* begin SOURCE DATA *

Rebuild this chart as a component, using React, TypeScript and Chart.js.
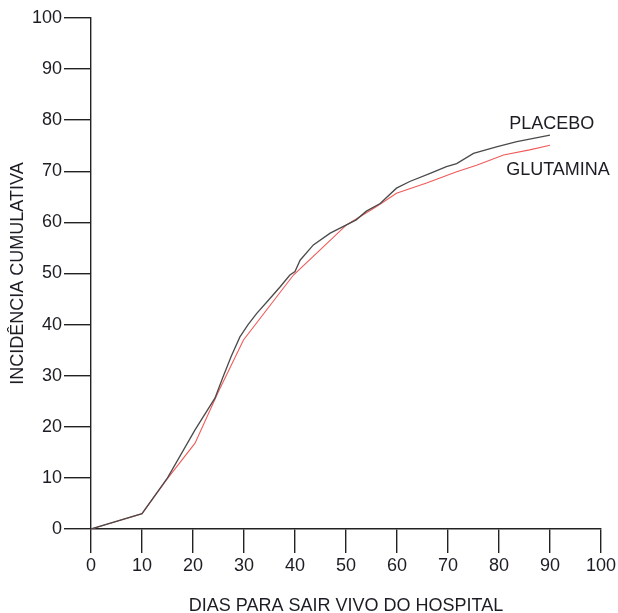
import React, { useEffect, useRef } from "react";
import { Chart, registerables } from "chart.js";

Chart.register(...registerables);

const placeboDays = [0, 10, 15, 20.4, 24.3, 25.9, 27.5, 29.2, 30.8, 32.5, 35, 37.1, 39, 40, 41, 43.6, 46.9, 50.1, 52, 54, 56.7, 59.9, 62.5, 66.5, 69.7, 71.7, 75, 79.5, 83.5, 90];
const placeboValues = [0, 3, 10, 19.4, 25.6, 29.8, 33.8, 37.6, 40, 42.2, 45, 47.4, 49.7, 50.4, 52.6, 55.6, 57.9, 59.5, 60.5, 62.2, 63.7, 66.7, 68, 69.6, 70.9, 71.5, 73.5, 74.8, 75.8, 77.1];

const glutaminaDays = [0, 10, 14.8, 20.4, 25, 29.9, 39.7, 50.1, 56, 59.9, 65.8, 71.7, 75.6, 80.9, 86, 90];
const glutaminaValues = [0, 3, 9.6, 16.8, 26.9, 37, 49.7, 59.5, 63.1, 65.7, 67.7, 69.9, 71.2, 73.2, 74.2, 75.1];

const seriesNames = ["PLACEBO", "GLUTAMINA"];
const labelDays = [82, 81.4];
const labelValues = [79.2, 70.3];

const xTitle = "DIAS PARA SAIR VIVO DO HOSPITAL";
const yTitle = "INCIDÊNCIA CUMULATIVA";

const FONT = "'Liberation Sans', Arial, sans-serif";
const INK = "#1c1c24";

const textLayer = {
  id: "textLayer",
  afterDraw(chart: any) {
    const { ctx, scales, chartArea } = chart;
    ctx.save();
    ctx.font = `18px ${FONT}`;
    ctx.fillStyle = INK;
    ctx.textBaseline = "middle";
    ctx.textAlign = "left";
    seriesNames.forEach((name, i) => {
      ctx.fillText(name, scales.x.getPixelForValue(labelDays[i]), scales.y.getPixelForValue(labelValues[i]));
    });
    ctx.textAlign = "center";
    ctx.fillText(xTitle, (chartArea.left + chartArea.right) / 2, chart.height - 7);
    ctx.translate(18.5, (chartArea.top + chartArea.bottom) / 2);
    ctx.rotate(-Math.PI / 2);
    ctx.fillText(yTitle, 0, 0);
    ctx.restore();
  },
};

export default function App() {
  const ref = useRef<HTMLCanvasElement | null>(null);
  useEffect(() => {
    if (!ref.current) return;
    const chart = new Chart(ref.current, {
      type: "line",
      data: {
        datasets: [
          {
            label: seriesNames[0],
            data: placeboDays.map((d, i) => ({ x: d, y: placeboValues[i] })),
            borderColor: "#4a4a4a",
            borderWidth: 1.3,
            pointRadius: 0,
            tension: 0,
          },
          {
            label: seriesNames[1],
            data: glutaminaDays.map((d, i) => ({ x: d, y: glutaminaValues[i] })),
            borderColor: "#f05a5a",
            borderWidth: 1.1,
            pointRadius: 0,
            tension: 0,
          },
        ],
      },
      options: {
        animation: false,
        responsive: false,
        maintainAspectRatio: false,
        layout: { padding: { left: 0, right: 17, top: 18, bottom: 0 } },
        plugins: { legend: { display: false }, tooltip: { enabled: false } },
        scales: {
          x: {
            type: "linear",
            min: 0,
            max: 100,
            afterFit: (s: any) => { s.height = 84; },
            ticks: { stepSize: 10, color: INK, font: { family: FONT, size: 18 }, padding: 2, maxRotation: 0 },
            grid: { drawOnChartArea: false, drawTicks: true, tickLength: 24, color: "#222", lineWidth: 1.4 },
            border: { display: true, color: "#222", width: 1.4 },
          },
          y: {
            type: "linear",
            min: 0,
            max: 100,
            afterFit: (s: any) => { s.width = 91; },
            ticks: { stepSize: 10, color: INK, font: { family: FONT, size: 18 }, padding: 2 },
            grid: { drawOnChartArea: false, drawTicks: true, tickLength: 27, color: "#222", lineWidth: 1.4 },
            border: { display: true, color: "#222", width: 1.4 },
          },
        },
      },
      plugins: [textLayer],
    });
    return () => chart.destroy();
  }, []);
  return (
    <div style={{ position: "fixed", left: 0, top: 0, width: 618, height: 613, background: "#fff" }}>
      <canvas ref={ref} width={618} height={613} style={{ width: 618, height: 613 }} />
    </div>
  );
}
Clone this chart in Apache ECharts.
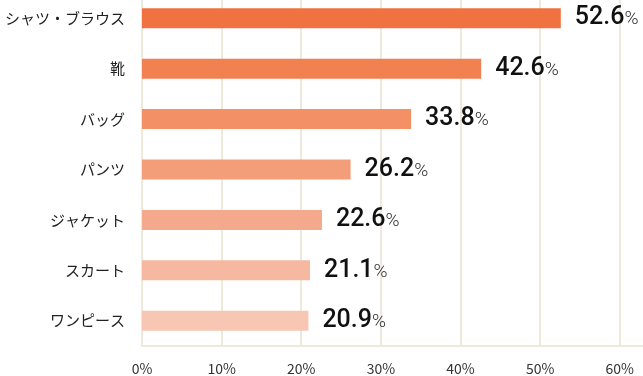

* end SOURCE DATA *

THE PROBLEM:
Copy out every line of the material above exactly, skipping the pictures.

RESULT OF THIS TASK:
Rebuild this chart as a component, using React, TypeScript and Chart.js.
import React, { useEffect, useRef } from "react";
import { Chart, registerables } from "chart.js";

Chart.register(...registerables);

const placeboDays = [0, 10, 15, 20.4, 24.3, 25.9, 27.5, 29.2, 30.8, 32.5, 35, 37.1, 39, 40, 41, 43.6, 46.9, 50.1, 52, 54, 56.7, 59.9, 62.5, 66.5, 69.7, 71.7, 75, 79.5, 83.5, 90];
const placeboValues = [0, 3, 10, 19.4, 25.6, 29.8, 33.8, 37.6, 40, 42.2, 45, 47.4, 49.7, 50.4, 52.6, 55.6, 57.9, 59.5, 60.5, 62.2, 63.7, 66.7, 68, 69.6, 70.9, 71.5, 73.5, 74.8, 75.8, 77.1];

const glutaminaDays = [0, 10, 14.8, 20.4, 25, 29.9, 39.7, 50.1, 56, 59.9, 65.8, 71.7, 75.6, 80.9, 86, 90];
const glutaminaValues = [0, 3, 9.6, 16.8, 26.9, 37, 49.7, 59.5, 63.1, 65.7, 67.7, 69.9, 71.2, 73.2, 74.2, 75.1];

const seriesNames = ["PLACEBO", "GLUTAMINA"];
const labelDays = [82, 81.4];
const labelValues = [79.2, 70.3];

const xTitle = "DIAS PARA SAIR VIVO DO HOSPITAL";
const yTitle = "INCIDÊNCIA CUMULATIVA";

const FONT = "'Liberation Sans', Arial, sans-serif";
const INK = "#1c1c24";

const textLayer = {
  id: "textLayer",
  afterDraw(chart: any) {
    const { ctx, scales, chartArea } = chart;
    ctx.save();
    ctx.font = `18px ${FONT}`;
    ctx.fillStyle = INK;
    ctx.textBaseline = "middle";
    ctx.textAlign = "left";
    seriesNames.forEach((name, i) => {
      ctx.fillText(name, scales.x.getPixelForValue(labelDays[i]), scales.y.getPixelForValue(labelValues[i]));
    });
    ctx.textAlign = "center";
    ctx.fillText(xTitle, (chartArea.left + chartArea.right) / 2, chart.height - 7);
    ctx.translate(18.5, (chartArea.top + chartArea.bottom) / 2);
    ctx.rotate(-Math.PI / 2);
    ctx.fillText(yTitle, 0, 0);
    ctx.restore();
  },
};

export default function App() {
  const ref = useRef<HTMLCanvasElement | null>(null);
  useEffect(() => {
    if (!ref.current) return;
    const chart = new Chart(ref.current, {
      type: "line",
      data: {
        datasets: [
          {
            label: seriesNames[0],
            data: placeboDays.map((d, i) => ({ x: d, y: placeboValues[i] })),
            borderColor: "#4a4a4a",
            borderWidth: 1.3,
            pointRadius: 0,
            tension: 0,
          },
          {
            label: seriesNames[1],
            data: glutaminaDays.map((d, i) => ({ x: d, y: glutaminaValues[i] })),
            borderColor: "#f05a5a",
            borderWidth: 1.1,
            pointRadius: 0,
            tension: 0,
          },
        ],
      },
      options: {
        animation: false,
        responsive: false,
        maintainAspectRatio: false,
        layout: { padding: { left: 0, right: 17, top: 18, bottom: 0 } },
        plugins: { legend: { display: false }, tooltip: { enabled: false } },
        scales: {
          x: {
            type: "linear",
            min: 0,
            max: 100,
            afterFit: (s: any) => { s.height = 84; },
            ticks: { stepSize: 10, color: INK, font: { family: FONT, size: 18 }, padding: 2, maxRotation: 0 },
            grid: { drawOnChartArea: false, drawTicks: true, tickLength: 24, color: "#222", lineWidth: 1.4 },
            border: { display: true, color: "#222", width: 1.4 },
          },
          y: {
            type: "linear",
            min: 0,
            max: 100,
            afterFit: (s: any) => { s.width = 91; },
            ticks: { stepSize: 10, color: INK, font: { family: FONT, size: 18 }, padding: 2 },
            grid: { drawOnChartArea: false, drawTicks: true, tickLength: 27, color: "#222", lineWidth: 1.4 },
            border: { display: true, color: "#222", width: 1.4 },
          },
        },
      },
      plugins: [textLayer],
    });
    return () => chart.destroy();
  }, []);
  return (
    <div style={{ position: "fixed", left: 0, top: 0, width: 618, height: 613, background: "#fff" }}>
      <canvas ref={ref} width={618} height={613} style={{ width: 618, height: 613 }} />
    </div>
  );
}
Clone this chart in Apache ECharts.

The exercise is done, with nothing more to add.